MARCUS PRETO
Colaboração para a Folha
Resguardada na segurança de sua casa, no condomínio onde vive há dois anos, na Granja Viana, em Cotia, Rita Lee nem parece a rainha roqueira. Ali, seu tempo passa devagar, enquanto rega as dezenas de orquídeas que, organizadas sobre uma mesa, dividem a sala em dois ambientes.
Cuida da horta, planta, colhe. Dá comida às carpas e às tartarugas que moram no lago ao lado da sua janela. E entra muito pouco no pequeno estúdio construído no quintal.
"As turnês continuam intensas. Quando volto pra casa, a música não toma muito tempo da minha vida", diz.
Rita não abria essa intimidade perfumada de incenso há pelo menos 12 anos, quando optou por responder a jornalistas apenas por e-mail. Mas agora alguma coisa mudou.
Marisa Cauduro/Folha Imagem | ||
A cantora e compositora Rita Lee, que acaba de lançar disco ao vivo, posa em sua casa em Cotia (SP) |
Está divulgando seu "Multi-show Ao Vivo" --pacote de CD e DVD que registra a turnê de seu show mais recente. E, pela primeira vez em todo esse tempo, recebe um repórter em sua sala de estar.
"Foi um lapso, uma guarda baixa", brinca. "Por e-mail continua sendo muito mais confortável --tanto para o jornalista quanto para mim. Ele não pega trânsito, eu não tenho que passar batom, é muito mais fácil."
Apesar da gripe forte, fuma um cigarro atrás do outro. É o único vício que diz não ter largado depois de experimentar quase todos. Enquanto conversa, pega no colo algum de seus cinco gatos --que, pode-se notar, convivem pacificamente com os cinco cães da casa.
Há exatos 30 anos, Rita começou essa nova vida. Na contracapa de seu LP de 1979, aparecia grávida e, postura emblemática, apoiava seu corpo sobre o do marido, Roberto de Carvalho. A maior roqueira do Brasil havia se tornado, como costumavam dizer na época, uma "mãe de família".
"Antes do Roberto, eu era boy total. Coçava saco. Sempre andei com menino, de carrinho de rolimã", lembra. "Eu tenho um pé na sapataria. Todo mundo tem um pouco, eu acho. Mas, no meu caso, minhas inspirações eram sempre masculinas: Bowie, Jagger..."
Depois que conheceu Roberto, sua feminilidade subiu para o primeiro plano --inclusive na música. "Comecei a passar batom, usar sutiã.

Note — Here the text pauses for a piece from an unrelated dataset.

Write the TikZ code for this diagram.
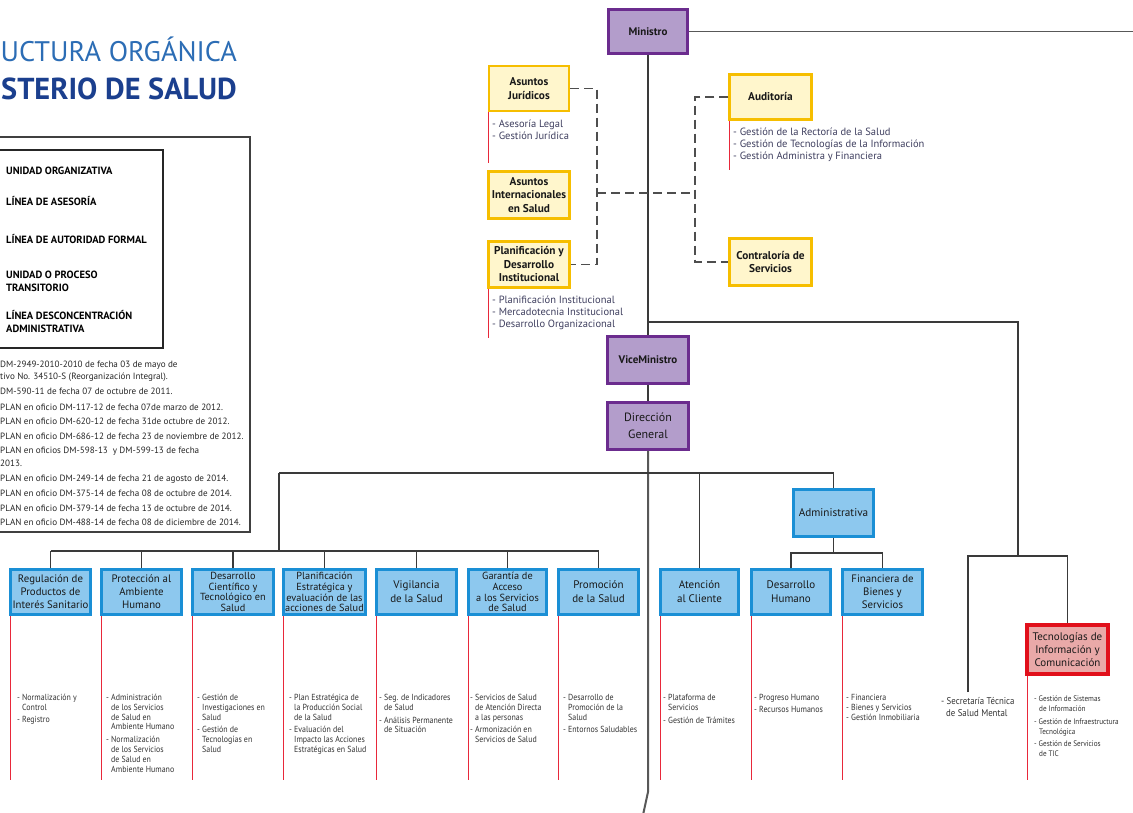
\documentclass[tikz,border=0pt]{standalone}
\usepackage{fontspec}
\setmainfont{PT Sans}
\newfontfamily\condf[FakeStretch=0.9]{PT Sans}
\usetikzlibrary{calc}
\definecolor{purfill}{HTML}{B39DCB}
\definecolor{purdraw}{HTML}{6B2C8E}
\definecolor{yelfill}{HTML}{FFF6CC}
\definecolor{yeldraw}{HTML}{F6BE00}
\definecolor{blufill}{HTML}{8DC8EE}
\definecolor{bludraw}{HTML}{1A8FD5}
\definecolor{ticfill}{HTML}{E9A9A8}
\definecolor{ticdraw}{HTML}{E1101B}
\definecolor{linec}{HTML}{3A3A3A}
\definecolor{redl}{HTML}{E8283A}
\definecolor{itemc}{HTML}{3F3F5F}
\definecolor{titleA}{HTML}{2C6DB5}
\definecolor{titleB}{HTML}{1B3F8E}
\newcommand\myind{\hspace*{5pt}}
\tikzset{
 unitbox/.style={rectangle, inner sep=0.5pt, align=center, text=black!90},
 purbox/.style={unitbox, fill=purfill, draw=purdraw, line width=2.5pt, minimum width=79pt, minimum height=44pt, font=\bfseries\fontsize{11}{13}\selectfont},
 yelbox/.style={unitbox, fill=yelfill, draw=yeldraw, line width=2.5pt, minimum width=80pt, minimum height=45pt, font=\bfseries\fontsize{11.3}{13.5}\selectfont},
 blubox/.style={unitbox, fill=blufill, draw=bludraw, line width=2.5pt, minimum width=80pt, minimum height=45pt, font=\fontsize{10.8}{13}\selectfont},
 blufour/.style={blubox, font=\fontsize{10.3}{10.8}\selectfont},
 ticbox/.style={unitbox, fill=ticfill, draw=ticdraw, line width=3.5pt, minimum width=81pt, minimum height=49pt, font=\fontsize{11}{13}\selectfont},
 conn/.style={draw=linec, line width=1.3pt},
 adv/.style={draw=linec!90, line width=1.5pt, dash pattern=on 9pt off 5pt},
 redln/.style={draw=redl, line width=1.3pt},
 itemsA/.style={anchor=north west, inner sep=0pt, align=left, text=itemc, font=\fontsize{10.5}{12}\selectfont},
 itemsB/.style={anchor=north west, inner sep=0pt, align=left, text=black!80, font=\condf\fontsize{8.8}{9.8}\selectfont},
 legtxt/.style={anchor=west, inner sep=0pt, font=\bfseries\fontsize{10.5}{13}\selectfont, align=left},
 notetxt/.style={anchor=west, inner sep=0pt, font=\fontsize{9.1}{12}\selectfont, text=black!85},
}
\begin{document}
\begin{tikzpicture}[x=1pt,y=-1pt]
\useasboundingbox (0,0) rectangle (1133,813);
\clip (0,0) rectangle (1133,813);
\fill[white] (0,0) rectangle (1133,813);

% title
\node[anchor=base east, inner sep=0pt, text=titleA, font=\fontsize{28.3}{30}\selectfont] (t1) at (237,62) {UCTURA ORGÁNICA};
\node[anchor=base east, inner sep=0pt, text=titleB, font=\bfseries\fontsize{30.3}{32}\selectfont] (t2) at (237,100) {STERIO DE SALUD};

% legend
\draw[draw=black!75, line width=1.5pt] (-5,137) rectangle (250,532);
\draw[draw=black!85, line width=1.5pt] (-5,150) rectangle (163,348);
\node[legtxt] (l1) at (6,171) {UNIDAD ORGANIZATIVA};
\node[legtxt] (l2) at (6,201) {LÍNEA DE ASESORÍA};
\node[legtxt] (l3) at (6,239) {LÍNEA DE AUTORIDAD FORMAL};
\node[legtxt] (l4) at (6,281) {UNIDAD O PROCESO\\TRANSITORIO};
\node[legtxt] (l5) at (6,322) {LÍNEA DESCONCENTRACIÓN\\ADMINISTRATIVA};

\node[notetxt] (n1) at (0,365) {DM-2949-2010-2010 de fecha 03 de mayo de};
\node[notetxt] (n2) at (0,377) {tivo No. 34510-S (Reorganización Integral).};
\node[notetxt] (n3) at (0,391) {DM-590-11 de fecha 07 de octubre de 2011.};
\node[notetxt] (n4) at (0,407) {PLAN en oficio DM-117-12 de fecha 07de marzo de 2012.};
\node[notetxt] (n5) at (0,421) {PLAN en oficio DM-620-12 de fecha 31de octubre de 2012.};
\node[notetxt] (n6) at (0,436) {PLAN en oficio DM-686-12 de fecha 23 de noviembre de 2012.};
\node[notetxt] (n7) at (0,451) {PLAN en oficios DM-598-13 \ y DM-599-13 de fecha};
\node[notetxt] (n8) at (0,463) {2013.};
\node[notetxt] (n9) at (0,479) {PLAN en oficio DM-249-14 de fecha 21 de agosto de 2014.};
\node[notetxt] (n10) at (0,493) {PLAN en oficio DM-375-14 de fecha 08 de octubre de 2014.};
\node[notetxt] (n11) at (0,508) {PLAN en oficio DM-379-14 de fecha 13 de octubre de 2014.};
\node[notetxt] (n12) at (0,522) {PLAN en oficio DM-488-14 de fecha 08 de diciembre de 2014.};

% coordinates
\coordinate (minR) at (1140,33);
\coordinate (j1) at (648,322);
\coordinate (tgtop) at (1018,556);
\coordinate (secTop) at (968,692);
\coordinate (mainB) at (648,792);
\coordinate (mainE) at (643,815);
\coordinate (jL) at (279,473);
\coordinate (bus2) at (0,551);
\coordinate (bus3) at (0,553);
\coordinate (redend) at (0,780);
\coordinate (dL) at (597,193);
\coordinate (dR) at (695,193);

% top nodes
\node[purbox] (min) at (648,31.5) {Ministro};
\node[yelbox] (aj) at (529,88.5) {Asuntos\\Jurídicos};
\node[yelbox, minimum width=81pt, minimum height=47pt] (ai) at (529,195) {Asuntos\\Internacionales\\en Salud};
\node[yelbox, minimum width=81pt, minimum height=46pt] (pdi) at (529,264.5) {Planificación y\\Desarrollo\\Institucional};
\node[yelbox, minimum width=82pt] (aud) at (770.5,97) {Auditoría};
\node[yelbox, minimum width=82pt, minimum height=47pt] (con) at (770.5,262) {Contraloría de\\Servicios};
\node[purbox, minimum width=81pt, minimum height=47pt] (vm) at (648,360) {ViceMinistro};
\node[purbox, minimum width=81pt, minimum height=47pt, font=\fontsize{12}{17}\selectfont] (dg) at (648,426) {Dirección\\General};
\node[blubox, minimum width=80pt, minimum height=47pt, font=\fontsize{11.2}{13}\selectfont] (adm) at (833.5,513) {Administrativa};

% row boxes
\node[blubox] (reg) at (50.5,592) {Regulación de\\Productos de\\Interés Sanitario};
\node[blubox] (pro) at (141.5,592) {Protección al\\Ambiente\\Humano};
\node[blufour, minimum width=81pt] (dcy) at (233,592) {Desarrollo\\Científico y\\Tecnológico en\\Salud};
\node[blufour, minimum width=82pt] (pes) at (324.5,592) {Planificación\\Estratégica y\\evaluación de las\\acciones de Salud};
\node[blubox, font=\fontsize{11}{14}\selectfont] (vig) at (416.5,592) {Vigilancia\\de la Salud};
\node[blufour, minimum width=78pt] (gar) at (507.5,592) {Garantía de\\Acceso\\a los Servicios\\de Salud};
\node[blubox, font=\fontsize{11}{14}\selectfont] (prm) at (598.5,592) {Promoción\\de la Salud};
\node[blubox, minimum width=78pt, font=\fontsize{11}{14}\selectfont] (ate) at (699.5,592) {Atención\\al Cliente};
\node[blubox, minimum width=79pt, font=\fontsize{11}{14}\selectfont] (dh) at (791,592) {Desarrollo\\Humano};
\node[blubox] (fin) at (882.5,592) {Financiera de\\Bienes y\\Servicios};
\node[ticbox] (tic) at (1067.5,649.5) {Tecnologías de\\Información y\\Comunicación};

% solid connectors
\draw[conn, line width=1.8pt, draw=linec!85] (min.east) -- (min.east -| minR);
\draw[conn] (min.south) -- (vm.north);
\draw[conn] (j1) -| (tgtop);
\draw[conn] (secTop) |- (tic.north |- tgtop) -- (tic.north);
\draw[conn] (vm.south) -- (dg.north);
\draw[conn, line width=2pt, draw=linec!85] (dg.south) -- (mainB) -- (mainE);
\draw[conn] (jL) -- (adm.north |- jL) -- (adm.north);
\draw[conn] (ate.north) -- (ate.north |- jL);
\draw[conn] (jL) -- (jL |- bus2);
\draw[conn] (reg.north |- bus2) -- (prm.north |- bus2);
\foreach \b in {reg,pro,dcy,pes,vig,gar,prm}
  \draw[conn] (\b.north) -- (\b.north |- bus2);
\draw[conn] (adm.south) -- (adm.south |- bus3);
\draw[conn] (dh.north) -- (dh.north |- bus3) -- (fin.north |- bus3) -- (fin.north);

% advisory dashed connectors
\draw[adv] (aj.east) -| (dL) |- (pdi.east);
\draw[adv] (dL) -- (dR);
\draw[adv] (aud.west) -| (dR) |- (con.west);

% red lines
\draw[redln] ([xshift=1pt]aj.south west) -- ++(0,51);
\draw[redln] ([xshift=1pt]pdi.south west) -- ++(0,49);
\draw[redln] ([xshift=1pt]aud.south west) -- ++(0,49);
\foreach \b in {reg,pro,dcy,pes,vig,gar,prm,ate,dh,fin}
  \draw[redln] ([xshift=1.5pt]\b.south west) -- ([xshift=1.5pt]\b.south west |- redend);
\draw[redln] ([xshift=2pt]tic.south west) -- ([xshift=2pt]tic.south west |- redend);

% items top
\node[itemsA] (iaj) at (492,120) {- Asesoría Legal\\- Gestión Jurídica};
\node[itemsA] (ipdi) at (492,296) {- Planificación Institucional\\- Mercadotecnia Institucional\\- Desarrollo Organizacional};
\node[itemsA] (iaud) at (733,128) {- Gestión de la Rectoría de la Salud\\- Gestión de Tecnologías de la Información\\- Gestión Administra y Financiera};

% items bottom
\node[itemsB] (ireg) at (17,694) {- Normalización y\\\myind Control\\[2pt]- Registro};
\node[itemsB] (ipro) at (106,694) {- Administración\\\myind de los Servicios\\\myind de Salud en\\\myind Ambiente Humano\\[3pt]- Normalización\\\myind de los Servicios\\\myind de Salud en\\\myind Ambiente Humano};
\node[itemsB] (idcy) at (197,694) {- Gestión de\\\myind Investigaciones en\\\myind Salud\\[3pt]- Gestión de\\\myind Tecnologías en\\\myind Salud};
\node[itemsB] (ipes) at (289,694) {- Plan Estratégica de\\\myind la Producción Social\\\myind de la Salud\\[3pt]- Evaluación del\\\myind Impacto las Acciones\\\myind Estratégicas en Salud};
\node[itemsB] (ivig) at (379,694) {- Seg. de Indicadores\\\myind de Salud\\[3pt]- Análisis Permanente\\\myind de Situación};
\node[itemsB] (igar) at (470,694) {- Servicios de Salud\\\myind de Atención Directa\\\myind a las personas\\[3pt]- Armonización en\\\myind Servicios de Salud};
\node[itemsB] (iprm) at (563,694) {- Desarrollo de\\\myind Promoción de la\\\myind Salud\\[3pt]- Entornos Saludables};
\node[itemsB] (iate) at (663,694) {- Plataforma de\\\myind Servicios\\[3pt]- Gestión de Trámites};
\node[itemsB] (idh) at (754,694) {- Progreso Humano\\[2pt]- Recursos Humanos};
\node[itemsB] (ifin) at (846,694) {- Financiera\\- Bienes y Servicios\\- Gestión Inmobiliaria};
\node[itemsB, font=\condf\fontsize{9.8}{12}\selectfont] (isec) at (941,697) {- Secretaría Técnica\\\myind de Salud Mental};
\node[itemsB, font=\condf\fontsize{8}{9.7}\selectfont] (itic) at (1034,696) {- Gestión de Sistemas\\\myind de Información\\[3pt]- Gestión de Infraestructura\\\myind Tecnológica\\[3pt]- Gestión de Servicios\\\myind de TIC};
\end{tikzpicture}
\end{document}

Foi uma descoberta", afirma.
Junto, veio o sucesso popular. Todas as faixas desse álbum de 1979 emplacaram no rádio. Entre elas, "Mania de Você", "Doce Vampiro" e "Chega Mais". Era só o começo.
"Rita tinha constrangimento do sucesso", diz Roberto. Ela interrompe o marido: "Ainda acho que, em qualquer arte, tudo fica melhor se o artista tiver um pouquinho que seja de sofrimento, do lutar, daquela coisa romântica. Quando é muito dinheiro no banco, algo está errado para o artista".
Bem, 30 anos depois dessa guinada e tantos discos de ouro acumulados, Rita não é exatamente o que podemos chamar de pobretona. Como combustível para fazer música, diz não precisar mais desse "sofrimentozinho necessário". Agora, fala do mundo que vê.
"É uma coisa de idade. Você atinge essa serenidade de observar melhor", diz. "O jeito que eu via os meus meninos pequenininhos era bem diferente do jeito que vejo minha neta. Estou gostando mais agora."
Mutante
Ela conta que o corpo reclama um pouco, "principalmente meu fígado e minhas hérnias de disco". Mas faz semanalmente tratamento com medicina ortomolecular e tem sentido bons resultados.
"Estou ótima para 61 anos. Agora sou uma meditante. Em vez de mutante, meditante."
Nada mal para quem, aos 28, tinha certeza que estava no fim da vida. "Nossa, eu lembrava de quando era pequena e via minhas tias balzaquianas como se elas fossem seres pré-históricos. Quando fiquei trintona, quase pirei", conta. "Mas logo descobri que, depois dos 30, a gente libera geral e vai voltando, fica cada dia mais nova. Igual ao filme do Brad Pitt."